O halde mahkemece yapılması gereken iş, yerinde yeniden keşif yapılarak taraf tanıklarının HMK’nin 259 ve 290/2. maddeleri gereğince keşif yerinde dinlenmelerinin sağlanması, az yukarıda ayrıntılı olarak belirtilen ilkeler ışığında, dava konusu taşınmazların kim tarafından, tamamının mı yoksa bir bölümünün mü, ne miktarda ve hangi amaçla kullandığı, dava konusu taşınmazlardan hangilerini davacının kullandığı ya da kullanabileceği bir yer olup olmadığı, taraflar arasında taşınmazların kullanımı konusunda tüm mirasçılar tarafından benimsenmiş fiili bir kullanım biçiminin oluşup oluşmadığı hususlarının taraf tanıklarından ayrıntılı olarak sorulması, taraf tanıklarının beyanları arasında çelişki bulunduğunda 6100 sayılı HMK’nin 261/1 maddesi uyarınca çelişkinin yüzleştirmek suretiyle giderilmeye çalışılması, beyanlar arasındaki çelişkinin giderilememesi durumunda hangi taraf tanığının beyanının üstün tutulduğunun karar gerekçesinde gösterilmesi, bundan sonra tüm taraf tanık beyanlarının birlikte tartışılıp değerlendirilmesi, yine bir kısım taşınmazların … bahçesi olarak kullanıldığı gözönüne alındığında, az yukarıda belirtildiği gibi taşınmazlarda … bahçesi olarak kullanılan kısımlar yönünden intifadan men şartının aranmaması hususlarının birlikte değerlendirilerek bir karar verilmesi olmalıdır. Tüm bu husular düşünülmeden eksik araştırma ile mahalli bilirkişi beyanları yeterli görülerek yazılı olduğu şekilde karar verilmesi doğru görülmemiştir.

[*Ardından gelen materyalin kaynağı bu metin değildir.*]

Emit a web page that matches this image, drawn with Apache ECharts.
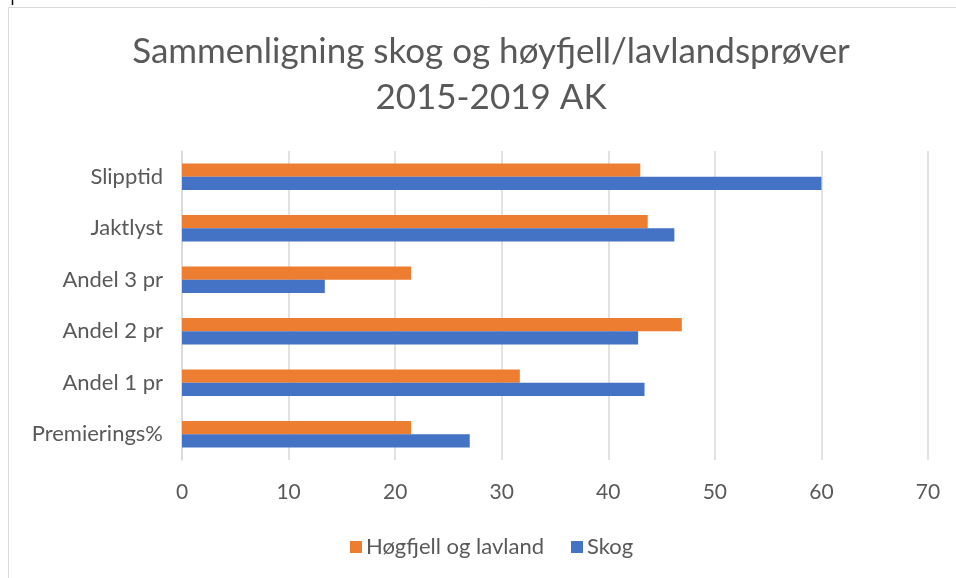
<!DOCTYPE html>
<html>
<head>
<meta charset="utf-8">
<script src="https://cdn.jsdelivr.net/npm/echarts@6/dist/echarts.min.js"></script>
<style>
html,body{margin:0;padding:0;background:#fff;}
#chart{width:956px;height:578px;}
</style>
</head>
<body>
<div id="chart"></div>
<script>
const categories = ['Premierings%', 'Andel 1 pr', 'Andel 2 pr', 'Andel 3 pr', 'Jaktlyst', 'Slipptid'];
const hoegfjell = [21.5, 31.7, 46.9, 21.5, 43.7, 43.0];
const skog = [27.0, 43.4, 42.8, 13.4, 46.2, 60.0];
const seriesNames = ['Høgfjell og lavland', 'Skog'];
const titleLines = 'Sammenligning skog og høyfjell/lavlandsprøver\n2015-2019 AK';
const xTicks = { min: 0, max: 70, interval: 10 };

const FONT = 'Lato';
const chart = echarts.init(document.getElementById('chart'), null, { renderer: 'canvas' });
chart.setOption({
  backgroundColor: '#fff',
  animation: false,
  graphic: [
    { type: 'line', shape: { x1: 8.5, y1: 7.5, x2: 956, y2: 7.5 }, style: { stroke: '#d9d9d9', lineWidth: 1 } },
    { type: 'line', shape: { x1: 8.5, y1: 7.5, x2: 8.5, y2: 578 }, style: { stroke: '#d9d9d9', lineWidth: 1 } },
    { type: 'line', shape: { x1: 12.5, y1: 0, x2: 12.5, y2: 5 }, style: { stroke: '#000', lineWidth: 1.5 } }
  ],
  title: {
    text: titleLines,
    left: 486,
    top: 24,
    textAlign: 'center',
    textStyle: { fontFamily: FONT, fontSize: 35, fontWeight: 'normal', color: '#595959', lineHeight: 46 }
  },
  legend: {
    data: seriesNames,
    left: 345,
    top: 531,
    itemWidth: 12,
    itemHeight: 12,
    itemGap: 27,
    icon: 'rect',
    textStyle: { fontFamily: FONT, fontSize: 22, color: '#595959', padding: [0, 0, 0, -1] }
  },
  grid: { left: 182, right: 28, top: 151, bottom: 118, containLabel: false },
  xAxis: {
    type: 'value',
    min: xTicks.min, max: xTicks.max, interval: xTicks.interval,
    axisLine: { show: false },
    axisTick: { show: false },
    splitLine: { show: true, lineStyle: { color: '#d9d9d9', width: 1.5 } },
    axisLabel: { fontFamily: FONT, fontSize: 21, color: '#595959', margin: 22 }
  },
  yAxis: {
    type: 'category',
    data: categories,
    axisLine: { show: true, lineStyle: { color: '#d9d9d9', width: 1.5 } },
    axisTick: { show: false },
    axisLabel: { fontFamily: FONT, fontSize: 22, color: '#595959', margin: 19 }
  },
  series: [
    { name: seriesNames[0], type: 'bar', data: hoegfjell, itemStyle: { color: '#ED7D31' }, barWidth: 13.3, barGap: '0%' },
    { name: seriesNames[1], type: 'bar', data: skog, itemStyle: { color: '#4472C4' }, barWidth: 13.3, barGap: '0%' }
  ]
});
</script>
</body>
</html>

SONUÇ: Açıklanan nedenlerle, taraf vekillerinin temyiz itirazları yerinde olduğundan kabulü ile Yerel Mahkeme hükmünün 6100 sayılı HMK’nin Geçici 3. maddesi yollamasıyla 1086 sayılı HUMK’un 428. maddesi uyarınca BOZULMASINA, HUMK’un 440/1 maddesi gereğince Yargıtay Daire ilamının tebliğinden itibaren ilama karşı 15 gün içinde karar düzeltme isteğinde bulunulabileceğine, peşin harcın istek halinde temyiz edenlere ayrı ayı iadesine, 08/01/2019 tarihinde oybirliğiyle karar verildi.